• **SHORT EXERCISE**
Set down the data below without change, skipping the pictures it holds.

-*-

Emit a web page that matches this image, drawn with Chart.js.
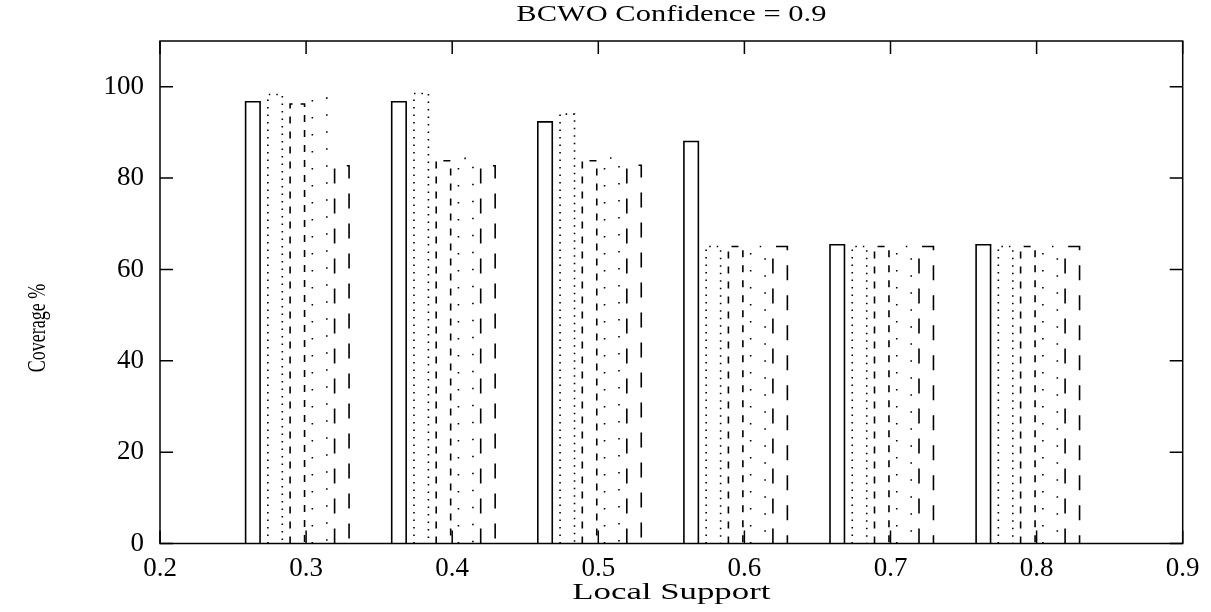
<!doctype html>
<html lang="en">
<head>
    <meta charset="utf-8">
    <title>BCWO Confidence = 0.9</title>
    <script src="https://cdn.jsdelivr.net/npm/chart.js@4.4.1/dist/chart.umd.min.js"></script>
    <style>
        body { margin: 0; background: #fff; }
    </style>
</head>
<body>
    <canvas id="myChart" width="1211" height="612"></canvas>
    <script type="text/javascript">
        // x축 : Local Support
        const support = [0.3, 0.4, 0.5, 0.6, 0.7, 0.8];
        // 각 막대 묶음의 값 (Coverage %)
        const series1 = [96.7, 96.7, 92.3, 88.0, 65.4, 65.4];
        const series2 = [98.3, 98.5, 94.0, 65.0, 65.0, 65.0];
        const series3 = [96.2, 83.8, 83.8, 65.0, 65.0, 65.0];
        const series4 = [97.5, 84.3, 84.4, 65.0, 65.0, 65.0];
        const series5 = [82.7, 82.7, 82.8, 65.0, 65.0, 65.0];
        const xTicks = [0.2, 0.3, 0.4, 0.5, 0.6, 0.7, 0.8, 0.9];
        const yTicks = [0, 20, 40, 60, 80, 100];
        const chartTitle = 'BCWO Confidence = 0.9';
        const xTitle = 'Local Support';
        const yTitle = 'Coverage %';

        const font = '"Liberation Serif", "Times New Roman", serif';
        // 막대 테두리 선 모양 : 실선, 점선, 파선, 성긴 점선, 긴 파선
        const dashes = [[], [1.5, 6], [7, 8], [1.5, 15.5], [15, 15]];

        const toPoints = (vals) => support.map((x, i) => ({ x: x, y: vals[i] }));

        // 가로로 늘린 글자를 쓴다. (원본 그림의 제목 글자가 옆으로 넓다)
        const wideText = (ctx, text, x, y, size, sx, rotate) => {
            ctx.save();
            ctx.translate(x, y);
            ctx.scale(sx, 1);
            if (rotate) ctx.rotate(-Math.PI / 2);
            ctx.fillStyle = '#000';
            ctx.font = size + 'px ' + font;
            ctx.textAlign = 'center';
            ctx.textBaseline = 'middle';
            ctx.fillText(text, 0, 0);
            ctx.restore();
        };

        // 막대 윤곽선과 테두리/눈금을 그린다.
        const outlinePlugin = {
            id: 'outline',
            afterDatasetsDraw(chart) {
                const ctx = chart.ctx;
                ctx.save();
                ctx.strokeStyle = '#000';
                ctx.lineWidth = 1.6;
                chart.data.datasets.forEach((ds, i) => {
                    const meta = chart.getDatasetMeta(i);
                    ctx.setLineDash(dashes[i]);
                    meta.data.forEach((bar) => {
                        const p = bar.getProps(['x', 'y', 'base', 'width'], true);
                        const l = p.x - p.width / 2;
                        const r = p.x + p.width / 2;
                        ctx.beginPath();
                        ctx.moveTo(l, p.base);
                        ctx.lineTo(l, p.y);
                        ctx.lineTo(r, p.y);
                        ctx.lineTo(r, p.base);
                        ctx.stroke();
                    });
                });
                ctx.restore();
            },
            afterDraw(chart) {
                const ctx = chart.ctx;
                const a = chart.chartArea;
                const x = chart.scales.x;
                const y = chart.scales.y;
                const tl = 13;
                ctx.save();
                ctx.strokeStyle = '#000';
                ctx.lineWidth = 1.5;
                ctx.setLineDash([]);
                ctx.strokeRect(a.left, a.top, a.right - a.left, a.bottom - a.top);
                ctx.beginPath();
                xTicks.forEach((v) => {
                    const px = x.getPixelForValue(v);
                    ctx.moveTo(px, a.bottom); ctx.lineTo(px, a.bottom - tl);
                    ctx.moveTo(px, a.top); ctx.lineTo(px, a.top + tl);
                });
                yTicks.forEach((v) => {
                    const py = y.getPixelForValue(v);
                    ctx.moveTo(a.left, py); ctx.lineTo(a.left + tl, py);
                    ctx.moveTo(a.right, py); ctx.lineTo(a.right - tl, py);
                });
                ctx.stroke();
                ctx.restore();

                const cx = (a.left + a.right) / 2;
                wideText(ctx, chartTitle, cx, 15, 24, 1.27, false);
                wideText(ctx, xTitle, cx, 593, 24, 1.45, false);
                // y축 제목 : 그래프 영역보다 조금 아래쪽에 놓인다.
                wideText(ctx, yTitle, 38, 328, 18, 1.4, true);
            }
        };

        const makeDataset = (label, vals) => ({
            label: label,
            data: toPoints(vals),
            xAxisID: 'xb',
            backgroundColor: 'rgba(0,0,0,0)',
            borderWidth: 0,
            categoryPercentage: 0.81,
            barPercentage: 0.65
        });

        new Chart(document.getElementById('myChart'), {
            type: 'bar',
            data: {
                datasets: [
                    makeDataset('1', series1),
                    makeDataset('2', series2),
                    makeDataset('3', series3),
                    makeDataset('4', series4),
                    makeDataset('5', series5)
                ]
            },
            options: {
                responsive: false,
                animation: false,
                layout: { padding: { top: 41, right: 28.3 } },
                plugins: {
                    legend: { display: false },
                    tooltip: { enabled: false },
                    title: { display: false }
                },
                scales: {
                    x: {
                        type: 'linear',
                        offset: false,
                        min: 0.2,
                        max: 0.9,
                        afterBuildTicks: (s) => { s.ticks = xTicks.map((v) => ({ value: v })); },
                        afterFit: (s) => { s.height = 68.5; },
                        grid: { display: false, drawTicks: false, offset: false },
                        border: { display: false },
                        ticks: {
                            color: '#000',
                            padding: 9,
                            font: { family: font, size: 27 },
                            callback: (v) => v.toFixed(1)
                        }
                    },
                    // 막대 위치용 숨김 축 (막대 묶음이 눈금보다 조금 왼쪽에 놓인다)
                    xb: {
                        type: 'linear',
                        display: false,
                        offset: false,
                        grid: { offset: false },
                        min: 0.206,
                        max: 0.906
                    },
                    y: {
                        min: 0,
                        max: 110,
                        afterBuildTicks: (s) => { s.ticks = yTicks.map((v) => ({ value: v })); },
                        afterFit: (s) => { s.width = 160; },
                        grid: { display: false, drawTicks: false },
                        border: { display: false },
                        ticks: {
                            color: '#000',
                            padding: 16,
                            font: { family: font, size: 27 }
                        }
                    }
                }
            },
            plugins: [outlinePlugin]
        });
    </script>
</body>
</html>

-*-

• **THE COMPLETED TASK**
Emit a web page that matches this image, drawn with Chart.js.
<!doctype html>
<html lang="en">
<head>
    <meta charset="utf-8">
    <title>BCWO Confidence = 0.9</title>
    <script src="https://cdn.jsdelivr.net/npm/chart.js@4.4.1/dist/chart.umd.min.js"></script>
    <style>
        body { margin: 0; background: #fff; }
    </style>
</head>
<body>
    <canvas id="myChart" width="1211" height="612"></canvas>
    <script type="text/javascript">
        // x축 : Local Support
        const support = [0.3, 0.4, 0.5, 0.6, 0.7, 0.8];
        // 각 막대 묶음의 값 (Coverage %)
        const series1 = [96.7, 96.7, 92.3, 88.0, 65.4, 65.4];
        const series2 = [98.3, 98.5, 94.0, 65.0, 65.0, 65.0];
        const series3 = [96.2, 83.8, 83.8, 65.0, 65.0, 65.0];
        const series4 = [97.5, 84.3, 84.4, 65.0, 65.0, 65.0];
        const series5 = [82.7, 82.7, 82.8, 65.0, 65.0, 65.0];
        const xTicks = [0.2, 0.3, 0.4, 0.5, 0.6, 0.7, 0.8, 0.9];
        const yTicks = [0, 20, 40, 60, 80, 100];
        const chartTitle = 'BCWO Confidence = 0.9';
        const xTitle = 'Local Support';
        const yTitle = 'Coverage %';

        const font = '"Liberation Serif", "Times New Roman", serif';
        // 막대 테두리 선 모양 : 실선, 점선, 파선, 성긴 점선, 긴 파선
        const dashes = [[], [1.5, 6], [7, 8], [1.5, 15.5], [15, 15]];

        const toPoints = (vals) => support.map((x, i) => ({ x: x, y: vals[i] }));

        // 가로로 늘린 글자를 쓴다. (원본 그림의 제목 글자가 옆으로 넓다)
        const wideText = (ctx, text, x, y, size, sx, rotate) => {
            ctx.save();
            ctx.translate(x, y);
            ctx.scale(sx, 1);
            if (rotate) ctx.rotate(-Math.PI / 2);
            ctx.fillStyle = '#000';
            ctx.font = size + 'px ' + font;
            ctx.textAlign = 'center';
            ctx.textBaseline = 'middle';
            ctx.fillText(text, 0, 0);
            ctx.restore();
        };

        // 막대 윤곽선과 테두리/눈금을 그린다.
        const outlinePlugin = {
            id: 'outline',
            afterDatasetsDraw(chart) {
                const ctx = chart.ctx;
                ctx.save();
                ctx.strokeStyle = '#000';
                ctx.lineWidth = 1.6;
                chart.data.datasets.forEach((ds, i) => {
                    const meta = chart.getDatasetMeta(i);
                    ctx.setLineDash(dashes[i]);
                    meta.data.forEach((bar) => {
                        const p = bar.getProps(['x', 'y', 'base', 'width'], true);
                        const l = p.x - p.width / 2;
                        const r = p.x + p.width / 2;
                        ctx.beginPath();
                        ctx.moveTo(l, p.base);
                        ctx.lineTo(l, p.y);
                        ctx.lineTo(r, p.y);
                        ctx.lineTo(r, p.base);
                        ctx.stroke();
                    });
                });
                ctx.restore();
            },
            afterDraw(chart) {
                const ctx = chart.ctx;
                const a = chart.chartArea;
                const x = chart.scales.x;
                const y = chart.scales.y;
                const tl = 13;
                ctx.save();
                ctx.strokeStyle = '#000';
                ctx.lineWidth = 1.5;
                ctx.setLineDash([]);
                ctx.strokeRect(a.left, a.top, a.right - a.left, a.bottom - a.top);
                ctx.beginPath();
                xTicks.forEach((v) => {
                    const px = x.getPixelForValue(v);
                    ctx.moveTo(px, a.bottom); ctx.lineTo(px, a.bottom - tl);
                    ctx.moveTo(px, a.top); ctx.lineTo(px, a.top + tl);
                });
                yTicks.forEach((v) => {
                    const py = y.getPixelForValue(v);
                    ctx.moveTo(a.left, py); ctx.lineTo(a.left + tl, py);
                    ctx.moveTo(a.right, py); ctx.lineTo(a.right - tl, py);
                });
                ctx.stroke();
                ctx.restore();

                const cx = (a.left + a.right) / 2;
                wideText(ctx, chartTitle, cx, 15, 24, 1.27, false);
                wideText(ctx, xTitle, cx, 593, 24, 1.45, false);
                // y축 제목 : 그래프 영역보다 조금 아래쪽에 놓인다.
                wideText(ctx, yTitle, 38, 328, 18, 1.4, true);
            }
        };

        const makeDataset = (label, vals) => ({
            label: label,
            data: toPoints(vals),
            xAxisID: 'xb',
            backgroundColor: 'rgba(0,0,0,0)',
            borderWidth: 0,
            categoryPercentage: 0.81,
            barPercentage: 0.65
        });

        new Chart(document.getElementById('myChart'), {
            type: 'bar',
            data: {
                datasets: [
                    makeDataset('1', series1),
                    makeDataset('2', series2),
                    makeDataset('3', series3),
                    makeDataset('4', series4),
                    makeDataset('5', series5)
                ]
            },
            options: {
                responsive: false,
                animation: false,
                layout: { padding: { top: 41, right: 28.3 } },
                plugins: {
                    legend: { display: false },
                    tooltip: { enabled: false },
                    title: { display: false }
                },
                scales: {
                    x: {
                        type: 'linear',
                        offset: false,
                        min: 0.2,
                        max: 0.9,
                        afterBuildTicks: (s) => { s.ticks = xTicks.map((v) => ({ value: v })); },
                        afterFit: (s) => { s.height = 68.5; },
                        grid: { display: false, drawTicks: false, offset: false },
                        border: { display: false },
                        ticks: {
                            color: '#000',
                            padding: 9,
                            font: { family: font, size: 27 },
                            callback: (v) => v.toFixed(1)
                        }
                    },
                    // 막대 위치용 숨김 축 (막대 묶음이 눈금보다 조금 왼쪽에 놓인다)
                    xb: {
                        type: 'linear',
                        display: false,
                        offset: false,
                        grid: { offset: false },
                        min: 0.206,
                        max: 0.906
                    },
                    y: {
                        min: 0,
                        max: 110,
                        afterBuildTicks: (s) => { s.ticks = yTicks.map((v) => ({ value: v })); },
                        afterFit: (s) => { s.width = 160; },
                        grid: { display: false, drawTicks: false },
                        border: { display: false },
                        ticks: {
                            color: '#000',
                            padding: 16,
                            font: { family: font, size: 27 }
                        }
                    }
                }
            },
            plugins: [outlinePlugin]
        });
    </script>
</body>
</html>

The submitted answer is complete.